The mobile telecommunication giant MTN has withdrawn its application, filed at the Supreme Court, for a review of its classification as a significant market power (SMP).
A statement issued by MTN said: “Scancom Plc (MTN Ghana) wishes to advise of its engagements with the National Communications Authority (NCA) in a concerted effort to settle the procedural and administrative legal challenge concerning the NCA’s declaration of MTN Ghana as a significant market power (SMP).”
The statement further said that, given the progress made so far in good faith on settlement discussions with the NCA and the Ministry of Communications, the company has withdrawn its application, filed at the Supreme Court on 4 September 2020.
MTN believes its latest action will pave the way for further discussions and an amicable resolution in the spirit of the renewed channels of engagement.
“MTN Ghana identifies that a collective goodwill and commitment is necessary to help the entire industry thrive and support the government’s agenda to enhance connectivity and the availability of communication services in the country,” the statement said.

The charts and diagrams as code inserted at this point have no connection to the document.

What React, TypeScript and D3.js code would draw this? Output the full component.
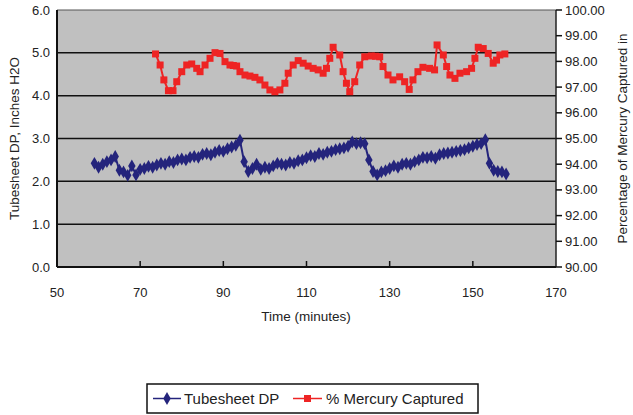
import React from 'react'
import * as d3 from 'd3'

// Tubesheet DP (left axis), sampled each minute
const dpTime = [
  59, 60, 61, 62, 63, 64, 65, 66, 67, 68, 69, 70, 71, 72, 73, 74, 75, 76, 77, 78,
  79, 80, 81, 82, 83, 84, 85, 86, 87, 88, 89, 90, 91, 92, 93, 94, 95, 96, 97, 98,
  99, 100, 101, 102, 103, 104, 105, 106, 107, 108, 109, 110, 111, 112, 113, 114, 115, 116, 117, 118,
  119, 120, 121, 122, 123, 124, 125, 126, 127, 128, 129, 130, 131, 132, 133, 134, 135, 136, 137, 138,
  139, 140, 141, 142, 143, 144, 145, 146, 147, 148, 149, 150, 151, 152, 153, 154, 155, 156, 157, 158
]
const dpValues = [
  2.42, 2.33, 2.40, 2.46, 2.5, 2.58, 2.26, 2.22, 2.14, 2.36, 2.15, 2.28, 2.3, 2.35, 2.33, 2.38, 2.42, 2.4, 2.46, 2.44,
  2.5, 2.52, 2.5, 2.56, 2.58, 2.56, 2.63, 2.65, 2.62, 2.68, 2.72, 2.7, 2.76, 2.8, 2.84, 2.96, 2.46, 2.23, 2.3, 2.4,
  2.28, 2.33, 2.3, 2.36, 2.42, 2.4, 2.38, 2.44, 2.42, 2.48, 2.5, 2.55, 2.6, 2.58, 2.65, 2.63, 2.68, 2.7, 2.74, 2.76,
  2.78, 2.82, 2.92, 2.88, 2.9, 2.88, 2.5, 2.23, 2.15, 2.22, 2.25, 2.3, 2.36, 2.33, 2.4, 2.42, 2.4, 2.46, 2.5, 2.56,
  2.55, 2.58, 2.54, 2.62, 2.65, 2.66, 2.68, 2.7, 2.72, 2.74, 2.78, 2.82, 2.86, 2.88, 2.97, 2.42, 2.26, 2.23, 2.22, 2.17
]

// % Mercury captured (right axis)
const hgTime = [
  73.7, 74.8, 75.7, 76.8, 77.9, 78.8, 80, 81.2, 82.4, 83.6, 84.4, 85.6, 86.8, 88, 89.2, 90.4, 91.6, 92.4, 93.2, 94,
  95.2, 96.4, 97.6, 98.8, 100, 101.2, 102.4, 103.6, 104.8, 105.6, 106.8, 108, 109.2, 110.4, 111.6, 112.8, 114, 114.8, 115.6, 116.4,
  118, 118.8, 119.6, 120.4, 121.6, 122.8, 124, 125.6, 126.6, 127.6, 128.4, 129.6, 130.8, 132.4, 133.6, 134.7, 135.6, 136.8, 138, 139.6,
  140.8, 141.4, 142.9, 143.7, 144.5, 145.7, 146.9, 148.5, 149.7, 150.5, 151.3, 152.5, 153.7, 154.9, 155.7, 156.5, 157.7
]
const hgValues = [
  98.29, 97.86, 97.28, 96.86, 96.86, 97.21, 97.6, 97.86, 97.9, 97.73, 97.6, 97.86, 98.12, 98.34, 98.31, 97.99, 97.86, 97.84, 97.82, 97.6,
  97.47, 97.43, 97.38, 97.28, 97.08, 96.89, 96.82, 96.89, 97.15, 97.54, 97.86, 98.03, 97.93, 97.82, 97.73, 97.67, 97.54, 97.73, 98.12, 98.55,
  98.25, 97.6, 97.15, 96.82, 97.21, 97.86, 98.18, 98.21, 98.2, 98.18, 97.8, 97.47, 97.28, 97.4, 97.21, 96.91, 97.28, 97.6, 97.77, 97.73,
  97.67, 98.64, 98.25, 97.8, 97.47, 97.34, 97.54, 97.6, 97.73, 98.12, 98.55, 98.5, 98.31, 97.93, 98.05, 98.25, 98.29
]

const xTicks = [50, 70, 90, 110, 130, 150, 170]
const leftTicks = [0, 1, 2, 3, 4, 5, 6]
const rightTicks = [90, 91, 92, 93, 94, 95, 96, 97, 98, 99, 100]

const font = "'Liberation Sans', Arial, sans-serif"
const blue = '#24247c'
const red = '#ee2424'

const App = () => {
  const margin = { left: 57, right: 556, top: 10, bottom: 267 }

  const x = d3.scaleLinear().domain([50, 170]).range([margin.left, margin.right])
  const yL = d3.scaleLinear().domain([0, 6]).range([margin.bottom, margin.top])
  const yR = d3.scaleLinear().domain([90, 100]).range([margin.bottom, margin.top])

  const dpLine = d3.line<number>()
    .x((d, i) => x(dpTime[i]))
    .y((d) => yL(d))
  const hgLine = d3.line<number>()
    .x((d, i) => x(hgTime[i]))
    .y((d) => yR(d))

  const diamond = d3.symbol(d3.symbolDiamond, 48)()
  const sq = 7
  const midY = (margin.top + margin.bottom) / 2

  return (
    <svg width={633} height={415} style={{ position: 'absolute', left: 0, top: 0, background: '#fff' }} fontFamily={font}>
      <rect x={margin.left} y={margin.top} width={margin.right - margin.left} height={margin.bottom - margin.top} fill="#c0c0c0" />

      {/* gridlines */}
      {leftTicks.slice(1, -1).map((t) => (
        <line key={t} x1={margin.left} x2={margin.right} y1={yL(t)} y2={yL(t)} stroke="#111" strokeWidth={1.5} />
      ))}

      {/* frame */}
      <line x1={margin.left} x2={margin.right} y1={margin.top} y2={margin.top} stroke="#555" strokeWidth={1} />
      <line x1={margin.right} x2={margin.right} y1={margin.top} y2={margin.bottom} stroke="#222" strokeWidth={1.5} />
      <line x1={margin.left} x2={margin.left} y1={margin.top} y2={margin.bottom} stroke="#111" strokeWidth={2} />
      <line x1={margin.left} x2={margin.right} y1={margin.bottom} y2={margin.bottom} stroke="#111" strokeWidth={2} />

      {/* bottom axis */}
      {xTicks.map((t) => (
        <g key={t}>
          {t > 50 && t < 170 && (
            <line x1={x(t)} x2={x(t)} y1={margin.bottom} y2={margin.bottom - 6} stroke="#111" strokeWidth={1.5} />
          )}
          <text x={x(t)} y={297} textAnchor="middle" fontSize={13} fill="#222">{t}</text>
        </g>
      ))}

      {/* left axis */}
      {leftTicks.map((t) => (
        <text key={t} x={50} y={yL(t) + 4.5} textAnchor="end" fontSize={13} fill="#222">{t.toFixed(1)}</text>
      ))}

      {/* right axis */}
      {rightTicks.map((t) => (
        <g key={t}>
          <line x1={margin.right} x2={margin.right + 6} y1={yR(t)} y2={yR(t)} stroke="#111" strokeWidth={1.5} />
          <text x={565} y={yR(t) + 4.5} fontSize={13} fill="#222">{t.toFixed(2)}</text>
        </g>
      ))}

      {/* series */}
      <path d={dpLine(dpValues) ?? ''} fill="none" stroke={blue} strokeWidth={2} />
      {dpValues.map((d, i) => (
        <path key={i} d={diamond} transform={`translate(${x(dpTime[i])},${yL(d)})`} fill={blue} />
      ))}
      <path d={hgLine(hgValues) ?? ''} fill="none" stroke={red} strokeWidth={2} />
      {hgValues.map((d, i) => (
        <rect key={i} x={x(hgTime[i]) - sq / 2} y={yR(d) - sq / 2} width={sq} height={sq} fill={red} />
      ))}

      {/* axis titles */}
      <text transform={`translate(19,${midY}) rotate(-90)`} textAnchor="middle" fontSize={13.5} fill="#222">
        Tubesheet DP, Inches H2O
      </text>
      <text transform={`translate(627,${midY}) rotate(-90)`} textAnchor="middle" fontSize={13.5} fill="#222">
        Percentage of Mercury Captured in
      </text>
      <text x={306} y={321} textAnchor="middle" fontSize={13.5} fill="#222">Time (minutes)</text>

      {/* legend */}
      <rect x={147} y={384} width={331} height={29} fill="#fff" stroke="#111" strokeWidth={1.5} />
      <line x1={153} x2={181} y1={398.5} y2={398.5} stroke={blue} strokeWidth={1.5} />
      <path d={diamond} transform="translate(167,398.5)" fill={blue} />
      <text x={184} y={404} fontSize={15} fill="#222">Tubesheet DP</text>
      <line x1={293} x2={322} y1={398.5} y2={398.5} stroke={red} strokeWidth={1.5} />
      <rect x={304} y={395} width={7} height={7} fill={red} />
      <text x={326} y={404} fontSize={15} fill="#222">% Mercury Captured</text>
    </svg>
  )
}

export default App
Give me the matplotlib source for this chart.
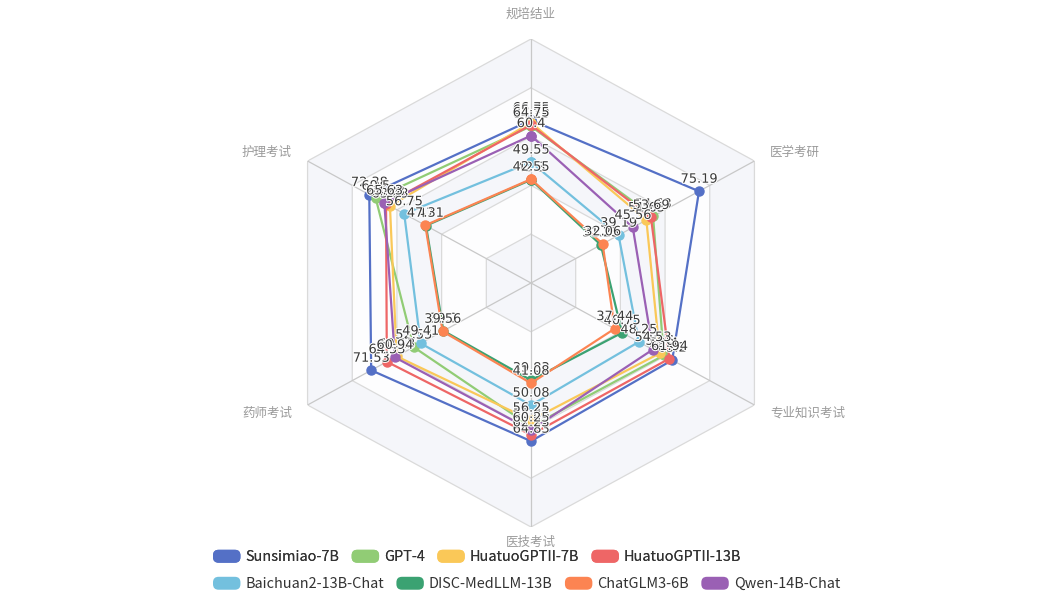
import numpy as np
import matplotlib
matplotlib.use("Agg")
import matplotlib.pyplot as plt
import matplotlib.patheffects as pe
from matplotlib.patches import Patch, FancyBboxPatch
from matplotlib.legend_handler import HandlerPatch

plt.rcParams['font.family'] = ['Noto Sans CJK SC', 'DejaVu Sans']

indicators = ['规培结业', '医学考研', '专业知识考试', '医技考试', '药师考试', '护理考试']
max_value = 100

series_names = ['Sunsimiao-7B', 'GPT-4', 'HuatuoGPTII-7B', 'HuatuoGPTII-13B',
                'Baichuan2-13B-Chat', 'DISC-MedLLM-13B', 'ChatGLM3-6B', 'Qwen-14B-Chat']
sunsimiao = [66.75, 75.19, 63.2, 64.83, 71.53, 72.38]
gpt4 = [64.25, 54.63, 59.4, 58.83, 52.53, 69.5]
huatuo7b = [65.75, 51.63, 57.6, 56.25, 60.13, 63.13]
huatuo13b = [64.75, 53.69, 61.94, 62.23, 64.53, 64.88]
baichuan = [49.55, 39.19, 48.25, 50.08, 49.41, 56.75]
disc = [42.3, 31.25, 40.75, 39.83, 39.2, 47.0]
chatglm = [42.55, 32.06, 37.44, 41.08, 39.56, 47.31]
qwen = [60.4, 45.56, 54.53, 60.25, 60.94, 65.63]
series_values = [sunsimiao, gpt4, huatuo7b, huatuo13b, baichuan, disc, chatglm, qwen]

colors = ['#5470c6', '#91cc75', '#fac858', '#ee6666', '#73c0de', '#3ba272', '#fc8452', '#9a60b4']

W, H = 1045, 607
fig = plt.figure(figsize=(W / 100, H / 100), dpi=100)
cx, cy, rx, ry = 531, 283, 258, 244
ax = fig.add_axes([(cx - rx) / W, (H - cy - ry) / H, 2 * rx / W, 2 * ry / H], projection='polar')
ax.set_aspect('auto')
ax.set_theta_offset(np.pi / 2)
ax.set_theta_direction(-1)
ax.set_ylim(0, max_value)
ax.spines['polar'].set_visible(False)
ax.grid(False)
ax.set_xticks([])
ax.set_yticks([])
ax.patch.set_alpha(0)

n = len(indicators)
angles = np.linspace(0, 2 * np.pi, n, endpoint=False)
ang_c = np.concatenate([angles, angles[:1]])

# split areas and lines
levels = np.linspace(max_value, max_value / 5, 5)
band_colors = ['#f5f6fa', '#fdfdfe']
for i, lv in enumerate(levels):
    ax.fill(ang_c, [lv] * (n + 1), color=band_colors[i % 2], zorder=0.5, lw=0)
for lv in levels:
    ax.plot(ang_c, [lv] * (n + 1), color='#dadada', lw=0.9, zorder=1)
for a in angles:
    ax.plot([a, a], [0, max_value], color='#c8c8c8', lw=0.9, zorder=1)

# axis names
name_r = [107.5, 107, 107, 106.5, 107, 107]
has = ['center', 'left', 'left', 'center', 'right', 'right']
vas = ['bottom', 'center', 'center', 'center', 'center', 'center']
for a, name, r, h, v in zip(angles, indicators, name_r, has, vas):
    ax.text(a, r, name, ha=h, va=v, fontsize=9, color='#9a9a9a')

# series
for name, vals, col in zip(series_names, series_values, colors):
    v = np.array(vals + vals[:1])
    ax.plot(ang_c, v, color=col, lw=1.6, marker='o', markersize=6.5,
            markerfacecolor=col, markeredgecolor=col, zorder=3, clip_on=False)
for name, vals, col in zip(series_names, series_values, colors):
    for a, val in zip(angles, vals):
        ax.annotate(f'{val:g}', (a, val), xytext=(0, 4), textcoords='offset points',
                    ha='center', va='bottom', fontsize=9.3, color='#3a3a3a',
                    family=['DejaVu Sans'], zorder=5,
                    path_effects=[pe.withStroke(linewidth=1.5, foreground='white')])


class RoundHandler(HandlerPatch):
    def create_artists(self, legend, orig_handle, xdescent, ydescent, width, height, fontsize, trans):
        p = FancyBboxPatch((-xdescent, -ydescent), width, height,
                           boxstyle='round,pad=0,rounding_size=4',
                           fc=orig_handle.get_facecolor(), ec='none', transform=trans)
        return [p]


handles = [Patch(facecolor=c, label=nm) for nm, c in zip(series_names, colors)]
common = dict(frameon=False, ncol=4, fontsize=10.4, handlelength=1.9, handleheight=1.0,
              handletextpad=0.35, columnspacing=0.85, borderpad=0, borderaxespad=0,
              handler_map={Patch: RoundHandler()}, labelcolor='#333333')
leg1 = fig.legend(handles=handles[:4], loc='center left', bbox_to_anchor=(213 / W, 1 - 557 / H), **common)
fig.add_artist(leg1)
leg2 = fig.legend(handles=handles[4:], loc='center left', bbox_to_anchor=(213 / W, 1 - 584 / H), **common)

fig.savefig('out.png', dpi=100, facecolor='white')
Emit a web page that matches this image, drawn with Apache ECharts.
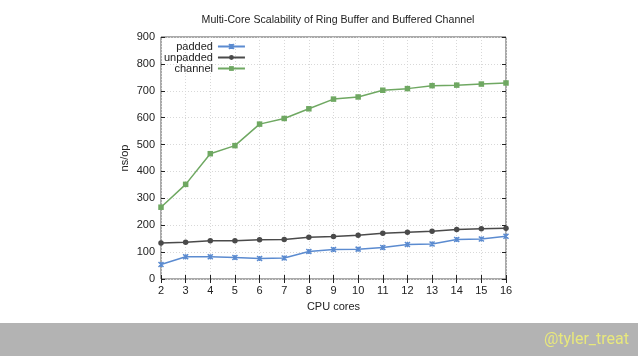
<!DOCTYPE html>
<html><head><meta charset="utf-8">
<script src="https://cdn.jsdelivr.net/npm/echarts@6/dist/echarts.min.js"></script>
<style>html,body{margin:0;padding:0;background:#fff}#c{width:638px;height:359px}</style>
</head><body><div id="c"></div>
<script>
const cores = [2,3,4,5,6,7,8,9,10,11,12,13,14,15,16];
const padded = [54,83,83,80,76,78,102,110,111,117,128,130,147,149,159];
const unpadded = [134,137,142,142,146,147,155,158,163,170,174,178,184,187,189];
const channel = [267,352,466,496,576,597,633,669,677,702,708,719,721,725,729];
const yTicks = [0,100,200,300,400,500,600,700,800,900];

const pair = arr => cores.map((c,i)=>[c,arr[i]]);
const chart = echarts.init(document.getElementById('c'), null, {renderer:'canvas'});
const font = 'Liberation Sans, Arial, sans-serif';
const xPath = 'path://M0,0L10,10M10,0L0,10M5,0L5,10';
const tickStyle = {show:true, inside:true, length:4, lineStyle:{color:'#222', width:1}};
const gridLine = {show:true, lineStyle:{color:'#d8d8d8', type:[1,2], width:1}};
chart.setOption({
  animation:false,
  backgroundColor:'#fff',
  title:{text:'Multi-Core Scalability of Ring Buffer and Buffered Channel', left:333, top:10, textAlign:'center',
    textStyle:{fontFamily:font, fontSize:10.6, fontWeight:'normal', color:'#222'}},
  grid:{left:161, right:132, top:37, bottom:80, show:true, borderColor:'#555', borderWidth:1, backgroundColor:'transparent'},
  legend:{orient:'vertical', left:159, top:36, align:'right', itemGap:0, itemWidth:27, itemHeight:6,
    textStyle:{fontFamily:font, fontSize:11, color:'#222', width:44, align:'right', lineHeight:9, padding:[0,0,0,0]},
    data:['padded','unpadded','channel']},
  xAxis:[{type:'value', min:2, max:16, interval:1, position:'bottom',
    name:'CPU cores', nameLocation:'middle', nameGap:22, nameTextStyle:{fontFamily:font, fontSize:11, color:'#222'},
    axisLine:{show:false}, axisTick:tickStyle, splitLine:gridLine,
    axisLabel:{fontFamily:font, fontSize:11, color:'#222', margin:6}},
    {type:'value', min:2, max:16, interval:1, position:'top', axisLine:{show:false}, axisTick:tickStyle,
    axisLabel:{show:false}, splitLine:{show:false}}],
  yAxis:[{type:'value', min:0, max:900, interval:100, position:'left',
    name:'ns/op', nameLocation:'middle', nameGap:31, nameMoveOverlap:false, nameRotate:90, nameTextStyle:{fontFamily:font, fontSize:11, color:'#222'},
    axisLine:{show:false}, axisTick:tickStyle, splitLine:gridLine,
    axisLabel:{fontFamily:font, fontSize:11, color:'#222', margin:6, formatter:v=>yTicks.includes(v)?String(v):''}},
    {type:'value', min:0, max:900, interval:100, position:'right', axisLine:{show:false}, axisTick:tickStyle,
    axisLabel:{show:false}, splitLine:{show:false}}],
  series:[
    {name:'padded', type:'line', data:pair(padded), symbol:xPath, symbolSize:5,
      lineStyle:{color:'#5b8bd0', width:1.5}, itemStyle:{color:'#5b8bd0', borderColor:'#5b8bd0', borderWidth:1.5}},
    {name:'unpadded', type:'line', data:pair(unpadded), symbol:'circle', symbolSize:5.5,
      lineStyle:{color:'#4a4a4a', width:1.5}, itemStyle:{color:'#4a4a4a'}},
    {name:'channel', type:'line', data:pair(channel), symbol:'rect', symbolSize:5.5,
      lineStyle:{color:'#6fa862', width:1.5}, itemStyle:{color:'#6fa862'}}
  ],
  graphic:[
    {type:'rect', shape:{x:0, y:323, width:638, height:33}, style:{fill:'#b3b3b3'}, silent:true},
    {type:'text', right:9, top:332, style:{text:'@tyler_treat', fill:'#e8e87c', font:'16px Roboto, sans-serif'}}
  ]
});
</script></body></html>
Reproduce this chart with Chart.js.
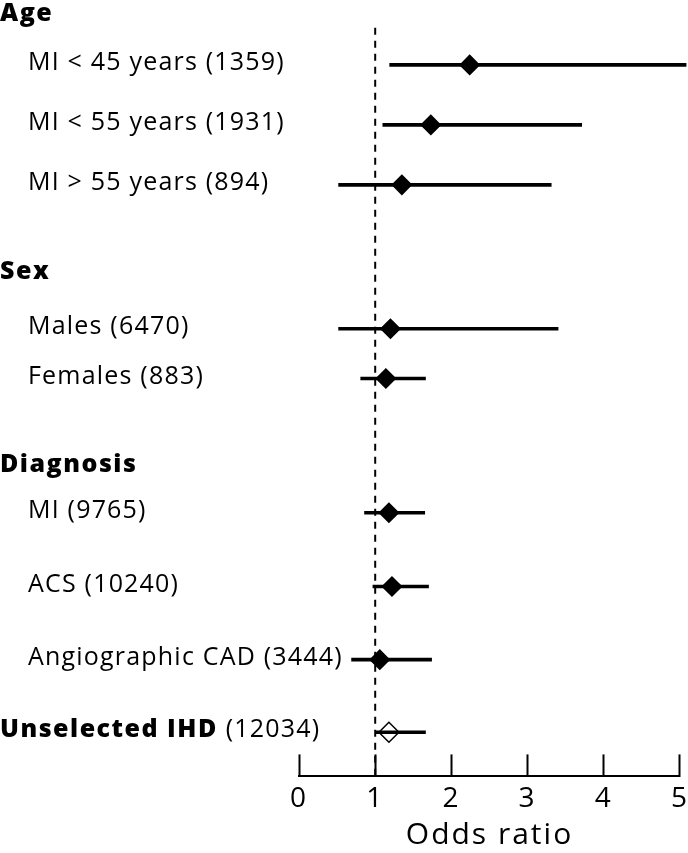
<!DOCTYPE html>
<html>
<head>
<meta charset="utf-8">
<script src="https://cdn.jsdelivr.net/npm/chart.js@4/dist/chart.umd.min.js"></script>
<style>
  html, body { margin: 0; padding: 0; background: #fff; }
  #wrap { width: 688px; height: 853px; }
</style>
</head>
<body>
<div id="wrap"><canvas id="forest"></canvas></div>
<script>
// group headings and where they sit (row units, top = 0)
const groups = ['Age', 'Sex', 'Diagnosis'];
const groupRows = [0, 4.3, 7.52];

// subgroups (n), last one is the pooled estimate
const labels = [
    'MI < 45 years (1359)',
    'MI < 55 years (1931)',
    'MI > 55 years (894)',
    'Males (6470)',
    'Females (883)',
    'MI (9765)',
    'ACS (10240)',
    'Angiographic CAD (3444)',
    'Unselected IHD (12034)'
];
const rows = [0.85, 1.85, 2.85, 5.25, 6.08, 8.32, 9.55, 10.77, 11.98];
const oddsRatio = [2.24, 1.73, 1.35, 1.20, 1.14, 1.18, 1.22, 1.06, 1.18];
const lower = [1.19, 1.10, 0.52, 0.52, 0.81, 0.86, 0.97, 0.69, 1.01];
const upper = [5.08, 3.71, 3.31, 3.40, 1.66, 1.65, 1.70, 1.74, 1.66];
const xTicks = [0, 1, 2, 3, 4, 5];

const FONT = '"Open Sans"';
const last = labels.length - 1;

// wider spacing for the axis text (the original face is a wide geometric sans)
const spacing = {
    id: 'spacing',
    beforeDraw(chart) { chart.ctx.letterSpacing = '2px'; }
};

const rowLabels = {
    id: 'rowLabels',
    afterDraw(chart) {
        const ctx = chart.ctx;
        const y = chart.scales.y;
        ctx.save();
        ctx.fillStyle = '#000';
        ctx.textBaseline = 'middle';
        ctx.textAlign = 'left';
        const bold = `800 25px ${FONT}`;
        const normal = `25px ${FONT}`;
        ctx.font = bold;
        ctx.letterSpacing = '1.5px';
        groups.forEach((g, i) => ctx.fillText(g, 0, y.getPixelForValue(groupRows[i])));
        labels.forEach((l, i) => {
            const py = y.getPixelForValue(rows[i]) - 2;
            if (i === last) {
                const cut = l.indexOf(' (');
                const head = l.slice(0, cut);
                ctx.font = bold;
                ctx.letterSpacing = '1.5px';
                ctx.fillText(head, 0, py);
                const w = ctx.measureText(head + ' ').width;
                ctx.font = normal;
                ctx.letterSpacing = '1.2px';
                ctx.fillText(l.slice(cut + 1), w, py);
            } else {
                ctx.font = normal;
                ctx.letterSpacing = '1.2px';
                ctx.fillText(l, 28, py);
            }
        });
        ctx.restore();
    }
};

new Chart(document.getElementById('forest'), {
    data: {
        datasets: [
            {
                type: 'line',
                data: [{x: 1, y: 0.23}, {x: 1, y: 12.717}],
                borderColor: '#000',
                borderWidth: 2,
                borderDash: [7, 6],
                pointRadius: 0
            },
            {
                type: 'bar',
                indexAxis: 'y',
                data: rows.map((r, i) => ({y: r, x: [lower[i], upper[i]]})),
                backgroundColor: '#000',
                barThickness: 3,
                clip: false
            },
            {
                type: 'scatter',
                data: rows.map((r, i) => ({x: oddsRatio[i], y: r})),
                pointStyle: 'rectRot',
                pointRadius: rows.map((r, i) => i === last ? 10 : 9.5),
                backgroundColor: rows.map((r, i) => i === last ? '#fff' : '#000'),
                borderColor: '#000',
                borderWidth: 1.5
            }
        ]
    },
    options: {
        responsive: true,
        maintainAspectRatio: false,
        animation: false,
        layout: { autoPadding: false, padding: { left: 299, right: 0, top: 0, bottom: 0 } },
        plugins: { legend: { display: false }, tooltip: { enabled: false } },
        scales: {
            y: {
                type: 'linear',
                display: false,
                offset: false,
                reverse: true,
                min: -0.233,
                max: 12.717
            },
            x: {
                type: 'linear',
                position: 'bottom',
                offset: false,
                min: 0,
                max: 5,
                afterBuildTicks: axis => { axis.ticks = xTicks.map(v => ({value: v})); },
                border: { display: true, color: '#000', width: 2 },
                grid: {
                    drawOnChartArea: false,
                    drawTicks: true,
                    tickLength: -22,
                    tickColor: '#000',
                    tickWidth: 2
                },
                ticks: {
                    color: '#000',
                    padding: 0,
                    font: { family: 'Open Sans', size: 28, lineHeight: 3.2 }
                },
                title: {
                    display: true,
                    text: 'Odds ratio',
                    color: '#000',
                    padding: { top: -27, bottom: 0 },
                    font: { family: 'Open Sans', size: 30, lineHeight: 1.2 }
                }
            }
        }
    },
    plugins: [spacing, rowLabels]
});
</script>
</body>
</html>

The company believes the decision to withdraw the case is in the interests of its customers and shareholders.
“We are convinced that this decision is in the best interest of our cherished customers, shareholders and other stakeholders. MTN Ghana would like to reassure its cherished customers and shareholders that our commitment to the delivery of a bold new digital world in Ghana continues to be resolute.”
The telco says it remains focused on providing the enabling technology to support Ghana’s digital economy through partnerships
MTN applied to the Supreme Court for a review of the high court ruling regarding the declaration that it wields significant market power.
In June, the Communications Ministry served notice that it will implement a raft of policies that will reduce the market dominance of the country’s largest mobile network operator, MTN.
A statement issued by the ministry accused MTN, operated by Scancom, of using its market size to exploit consumers, among other problems.
It added that corrective measures would be pursued to ensure fair competition for other telcos.